Em 1978 o cineasta Ingmar Bergman produziu um dos mais
importantes textos de sua vasta obra recheada de grandes textos. Naquele ano o
filme SONATA DE OUTONO expôs as vísceras intestinais de uma relação mãe-filha.
Em uma hora e quarenta minutos somos levados ao interior oculto das complexas
relações materno-filiais. As implicações e consequências de uma relação amorosa
mesclada de desejos de ser amado, mágoas, ódios, angústias, conflitos, incompreensões,
carências e solidão mútua.
O encontro de Eva, uma pacata mulher jovem de meia-idade que vive há muitos anos casada no interior da Suécia, com sua mãe narcisista Charlote,
famosa pianista que há anos não vê sua filha, é um verdadeiro embate entre duas
almas sofridas e inexoravelmente ligadas pelo passado infanto-primaveril de Eva
e a plenitude artística e juvenil de sua mãe. Uma relação aparentemente pacata
que ao longo dos anos esconde sobre camadas de conformidades sociais um enorme
buraco impregnado de rancor, azedume, tristeza profunda e muito, muito fel por
parte de Eva em relação à sua mãe emocionalmente distante.

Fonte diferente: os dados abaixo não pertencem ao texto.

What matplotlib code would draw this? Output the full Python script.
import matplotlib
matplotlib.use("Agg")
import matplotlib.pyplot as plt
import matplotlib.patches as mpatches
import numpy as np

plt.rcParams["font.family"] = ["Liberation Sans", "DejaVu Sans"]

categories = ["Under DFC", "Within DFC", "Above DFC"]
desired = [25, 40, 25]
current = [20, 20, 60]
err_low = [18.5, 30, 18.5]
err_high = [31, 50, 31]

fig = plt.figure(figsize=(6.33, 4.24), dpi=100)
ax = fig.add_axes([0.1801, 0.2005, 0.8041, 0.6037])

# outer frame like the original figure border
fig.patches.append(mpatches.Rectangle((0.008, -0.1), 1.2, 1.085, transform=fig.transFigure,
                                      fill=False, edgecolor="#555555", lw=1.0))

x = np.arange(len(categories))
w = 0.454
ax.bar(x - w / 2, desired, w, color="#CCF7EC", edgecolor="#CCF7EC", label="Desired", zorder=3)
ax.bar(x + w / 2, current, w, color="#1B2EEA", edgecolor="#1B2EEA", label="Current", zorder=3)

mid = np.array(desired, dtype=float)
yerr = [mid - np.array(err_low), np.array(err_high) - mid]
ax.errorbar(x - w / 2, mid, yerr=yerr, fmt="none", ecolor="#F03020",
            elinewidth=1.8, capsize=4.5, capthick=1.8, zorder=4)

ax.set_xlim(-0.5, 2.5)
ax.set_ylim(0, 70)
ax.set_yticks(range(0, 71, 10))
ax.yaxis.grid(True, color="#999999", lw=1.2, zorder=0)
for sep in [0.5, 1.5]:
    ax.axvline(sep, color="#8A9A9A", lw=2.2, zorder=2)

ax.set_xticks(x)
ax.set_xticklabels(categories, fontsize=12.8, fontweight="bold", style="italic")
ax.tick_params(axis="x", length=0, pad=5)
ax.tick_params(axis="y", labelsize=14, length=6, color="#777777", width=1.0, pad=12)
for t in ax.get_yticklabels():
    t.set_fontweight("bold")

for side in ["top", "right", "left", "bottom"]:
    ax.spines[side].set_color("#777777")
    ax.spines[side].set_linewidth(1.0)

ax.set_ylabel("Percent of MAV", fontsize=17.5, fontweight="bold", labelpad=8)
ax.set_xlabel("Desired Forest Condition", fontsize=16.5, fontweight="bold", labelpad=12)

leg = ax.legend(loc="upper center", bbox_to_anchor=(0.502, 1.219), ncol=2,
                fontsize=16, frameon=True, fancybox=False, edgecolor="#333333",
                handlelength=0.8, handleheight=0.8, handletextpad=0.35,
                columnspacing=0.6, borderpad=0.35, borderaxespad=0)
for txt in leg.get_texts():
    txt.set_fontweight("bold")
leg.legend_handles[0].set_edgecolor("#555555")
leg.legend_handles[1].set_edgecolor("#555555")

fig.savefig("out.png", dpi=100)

SONATA DE OUTONO é uma verdadeira autópsia de uma relação
mãe-filha, uma relação que pode ser descrita, nos termos de Lacan, como um
vínculo de amódio (amor e ódio). No dissecar dessa relação é impossível ao
espectador não sentir em suas entranhas ecos possíveis e análogos que trazemos
no interior mais interior de nossas almas.
Não obstante, deixamos, abaixo, dois significativos momentos clímax
do filme. O primeiro é o sutil diálogo e colisão através da Sonata Prelúdio op.
28 n°2 de Chopin, em que ambas, mãe e filha, tocam individualmente ao piano, Atentar para o
portentoso e expressivo olhar de Eva (a atriz Liv Ullmann) sobre sua mãe (a
atriz Ingrid Bergman). Uma das cenas mais dramaticamente bem representada e
tocante da história do cinema. Como se diz no popular, os olhos são a janela da alma.
O segundo trecho retrata o momento que, de madrugada,
ambas se encontram na cozinha, e, insones, passam a beber vinho e cada vez mais
Eva se revela à mãe.
Olhem, apreciem, escutem, sintam, degustem essa sensível
e impressionante obra fílmica que nos revela o pulsar oculto da psique humana.